Matthew 1 tells us that Rahab marries into the Jewish people and becomes part of the family line of Jesus through King David, “Salmon the father of Boaz, whose mother was Rahab, Boaz the father of Obed, whose mother was Ruth, Obed the father of Jesse, and Jesse the father of King David.” God’s ways are definitely not our ways and he knows our hearts better than we do ourselves. God can, and often does use people we believe are unworthy and have nothing to offer us or God. We underestimate the grace of Jesus; we often judge wrongly about others because we cannot be bothered to really get to know their heart or soul. In Jesus’ family line are a number of people we would never want to admit could ever be an ancestor of the Son of God. Jesus comes to save us from all our sin. he is working in our hearts way before we’re aware he’s calling us. Faith often shows up in unexpected people, Hebrews 11:31, “By faith the prostitute Rahab, because she welcomed the spies, was not killed with those who were disobedient.” 
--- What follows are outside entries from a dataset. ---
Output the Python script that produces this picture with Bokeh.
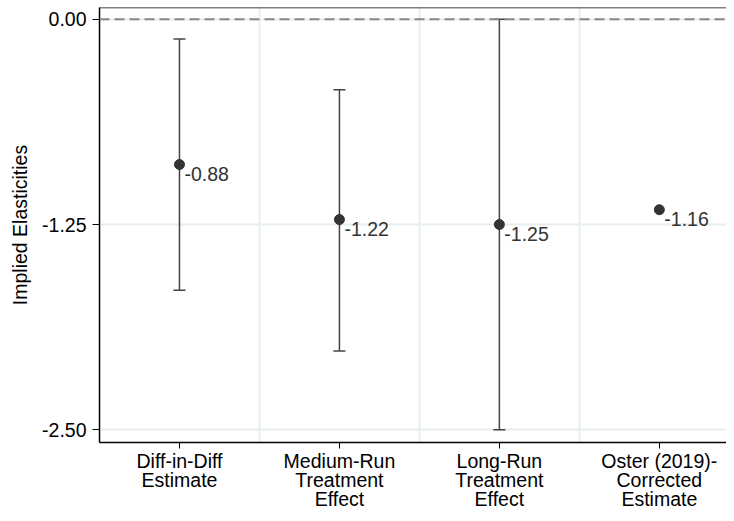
from bokeh.plotting import figure
from bokeh.models import ColumnDataSource, Whisker, Span, FixedTicker, LabelSet
from bokeh.core.properties import value
from bokeh.embed import file_html
from bokeh.resources import INLINE

categories = ["Diff-in-Diff\nEstimate", "Medium-Run\nTreatment\nEffect",
              "Long-Run\nTreatment\nEffect", "Oster (2019)-\nCorrected\nEstimate"]
positions = [1, 2, 3, 4]
estimates = [-0.885, -1.22, -1.25, -1.16]
est_labels = ["-0.88", "-1.22", "-1.25", "-1.16"]
ci_lower = [-1.65, -2.02, -2.50]
ci_upper = [-0.12, -0.43, 0.00]
y_ticks = [0.0, -1.25, -2.5]
y_tick_labels = ["0.00", "-1.25", "-2.50"]

FONT = "Liberation Sans"
FS = "19.5px"
Y_TOP = 0.071

p = figure(width=726, height=513, output_backend="svg", toolbar_location=None,
           x_range=(0.5, 4.42), y_range=(-2.577, Y_TOP),
           min_border_left=99, min_border_right=0, min_border_top=7, min_border_bottom=60)
p.outline_line_color = None
p.background_fill_color = "white"

# grids
p.xgrid.ticker = FixedTicker(ticks=[1.5, 2.5, 3.5])
p.xgrid.grid_line_color = "#e6eef0"
p.xgrid.grid_line_width = 2
p.ygrid.ticker = FixedTicker(ticks=y_ticks)
p.ygrid.grid_line_color = "#e6eef0"
p.ygrid.grid_line_width = 2

# axes
p.yaxis.ticker = FixedTicker(ticks=y_ticks)
p.yaxis.major_label_overrides = {t: l for t, l in zip(y_ticks, y_tick_labels)}
p.yaxis.axis_label = "Implied Elasticities"
p.yaxis.axis_label_text_font = FONT
p.yaxis.axis_label_text_font_size = FS
p.yaxis.axis_label_text_font_style = "normal"
p.yaxis.axis_label_text_color = "black"
p.yaxis.axis_label_standoff = 8
p.xaxis.ticker = FixedTicker(ticks=positions)
p.xaxis.major_label_overrides = {pos: c for pos, c in zip(positions, categories)}
for ax in (p.xaxis, p.yaxis):
    ax.major_label_text_font = FONT
    ax.major_label_text_font_size = FS
    ax.major_label_text_color = "black"
    ax.major_label_text_line_height = 0.88
    ax.axis_line_color = "black"
    ax.axis_line_width = 1.5
    ax.major_tick_line_color = "black"
    ax.major_tick_in = 0
    ax.minor_tick_line_color = None
p.yaxis.major_tick_out = 7
p.yaxis.major_label_standoff = 6
p.xaxis.major_tick_out = 6
p.xaxis.major_label_standoff = 1
p.xaxis.major_label_text_align = "center"

# top border
p.add_layout(Span(location=Y_TOP, dimension="width", line_color="black", line_width=1.5))

# zero line
p.add_layout(Span(location=0, dimension="width", line_color="#888888",
                  line_width=2, line_dash="10 5"))

# error bars
err_src = ColumnDataSource(dict(x=positions[:3], lower=ci_lower, upper=ci_upper))
w = Whisker(source=err_src, base="x", lower="lower", upper="upper",
            line_color="#444444", line_width=1.5)
w.upper_head.size = 12
w.lower_head.size = 12
w.upper_head.line_color = "#444444"
w.lower_head.line_color = "#444444"
w.upper_head.line_width = 1.5
w.lower_head.line_width = 1.5
p.add_layout(w)

# points
pt_src = ColumnDataSource(dict(x=positions, y=estimates, lab=est_labels))
p.scatter("x", "y", source=pt_src, size=10, fill_color="#333333", line_color="#333333")

labels = LabelSet(x="x", y="y", text="lab", source=pt_src, x_offset=5, y_offset=-2,
                  text_font=value(FONT), text_font_size=value(FS), text_color="#333333",
                  text_baseline="top", text_align="left")
p.add_layout(labels)

open("out.html", "w").write(file_html(p, INLINE))
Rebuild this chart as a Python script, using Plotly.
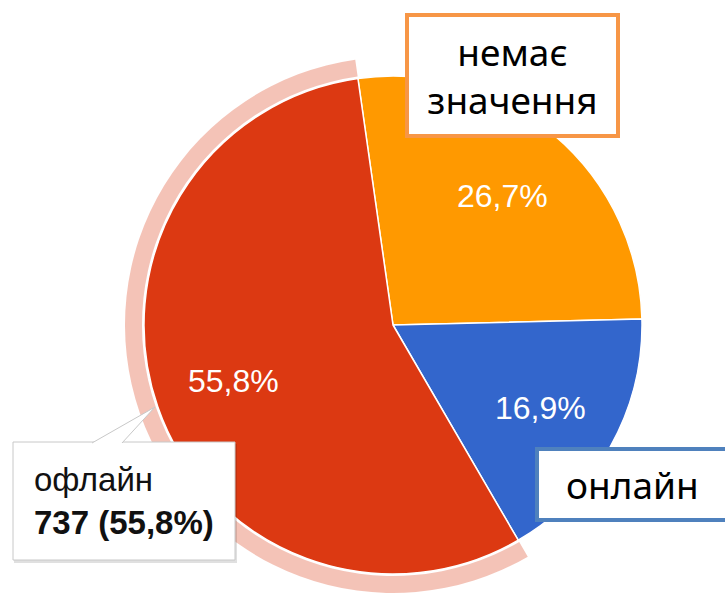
import math
import plotly.graph_objects as go

# ---- data ----
categories = ["немає значення", "онлайн", "офлайн"]
percent_values = [26.7, 16.9, 55.8]
slice_colors = ["#ff9900", "#3366cc", "#dc3912"]
highlight_index = 2
highlight_count = 737
box_labels = ["немає<br>значення", "онлайн"]

W, H = 725, 593
def px(x):
    return x / W
def py(y):
    return 1 - y / H

CX, CY, R = 393, 325, 249
RH_OUT, RH_IN = 268, 251
ROT = -8.1
LABEL_R = 0.68

fig = go.Figure()

# halo around highlighted slice
halo_colors = ["rgba(0,0,0,0)"] * len(categories)
halo_colors[highlight_index] = "rgba(220,57,18,0.30)"
fig.add_trace(go.Pie(
    labels=categories, values=percent_values, sort=False, direction="clockwise",
    rotation=ROT, hole=RH_IN / RH_OUT,
    marker=dict(colors=halo_colors, line=dict(width=0)),
    textinfo="none", hoverinfo="skip", showlegend=False,
    domain=dict(x=[px(CX - RH_OUT), px(CX + RH_OUT)], y=[py(CY + RH_OUT), py(CY - RH_OUT)]),
))

fig.add_trace(go.Pie(
    labels=categories, values=percent_values, sort=False, direction="clockwise",
    rotation=ROT,
    marker=dict(colors=slice_colors, line=dict(color="white", width=1.5)),
    textinfo="none", showlegend=False,
    domain=dict(x=[px(CX - R), px(CX + R)], y=[py(CY + R), py(CY - R)]),
))

def fmt(v):
    return f"{v:.1f}".replace(".", ",") + "%"

annotations = []
# slice percentage labels positioned from the data (mid-angle of each slice)
total = sum(percent_values)
cum = 0.0
for v in percent_values:
    mid = math.radians(ROT + (cum + v / 2) / total * 360)
    cum += v
    lx = CX + LABEL_R * R * math.sin(mid)
    ly = CY - LABEL_R * R * math.cos(mid)
    annotations.append(dict(
        xref="paper", yref="paper", x=px(lx), y=py(ly), xanchor="center", yanchor="middle",
        showarrow=False, text=fmt(v),
        font=dict(family="Liberation Sans, Arial", size=32, color="white"),
    ))

shapes = []
# tooltip shadow, box, pointer
shapes.append(dict(type="rect", xref="paper", yref="paper",
                   x0=px(14), x1=px(237), y0=py(444), y1=py(563),
                   fillcolor="rgba(0,0,0,0.12)", line=dict(width=0)))
shapes.append(dict(type="rect", xref="paper", yref="paper",
                   x0=px(13), x1=px(235), y0=py(442), y1=py(560),
                   fillcolor="white", line=dict(color="#c8c8c8", width=1)))
shapes.append(dict(type="path", xref="paper", yref="paper",
                   path=f"M {px(92)} {py(443)} L {px(155)} {py(407)} L {px(122)} {py(443)}",
                   fillcolor="white", line=dict(color="#c8c8c8", width=1)))
# "онлайн" callout box (open on the right, runs past the edge)
shapes.append(dict(type="rect", xref="paper", yref="paper",
                   x0=px(537), x1=1.0, y0=py(449), y1=py(520),
                   fillcolor="white", line=dict(width=0)))
for seg in [((537, 449), (725, 449)), ((537, 520), (725, 520)), ((537, 447), (537, 522))]:
    (x0, y0), (x1, y1) = seg
    shapes.append(dict(type="line", xref="paper", yref="paper",
                       x0=px(x0), y0=py(y0), x1=px(x1), y1=py(y1),
                       line=dict(color="#4f81bd", width=4)))

annotations.append(dict(
    xref="paper", yref="paper", x=px(32), y=py(501), xanchor="left", yanchor="middle",
    align="left", showarrow=False,
    text=f"{categories[highlight_index]}<br><b>{highlight_count} ({fmt(percent_values[highlight_index])})</b>",
    font=dict(family="Liberation Sans, Arial", size=33, color="#111111"),
))
annotations.append(dict(
    xref="paper", yref="paper", x=px(405), y=py(13), xanchor="left", yanchor="top",
    showarrow=False, text=box_labels[0], align="center",
    width=207, height=117, borderpad=0, borderwidth=4,
    bordercolor="#f79646", bgcolor="white",
    font=dict(family="Noto Sans", size=37, color="black"),
))
annotations.append(dict(
    xref="paper", yref="paper", x=px(632), y=py(484), xanchor="center", yanchor="middle",
    showarrow=False, text=box_labels[1],
    font=dict(family="Noto Sans", size=37, color="black"),
))

fig.update_layout(
    width=W, height=H, margin=dict(l=0, r=0, t=0, b=0),
    paper_bgcolor="white", plot_bgcolor="white",
    separators=", ", shapes=shapes, annotations=annotations,
)

fig.write_html("out.html", config={"displayModeBar": False},
               post_script="document.body.style.margin='0';")
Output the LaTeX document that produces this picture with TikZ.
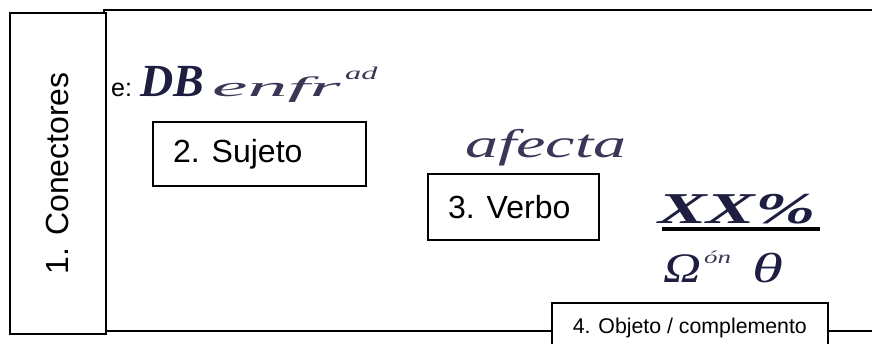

Rahab chooses God and God welcomes her into his family. John tells us that all those who believe in Jesus will not perish but have eternal life; this is why he went to the cross, to wash away all our sin, to offer grace to all those who come to him to find hope, grace, and forgiveness, no matter what our past looks like. Jesus calls us to believe in him, and to repent and love God with everything we are, and to love our neighbours. We’re not saved in our own strength, but only through faith in Jesus.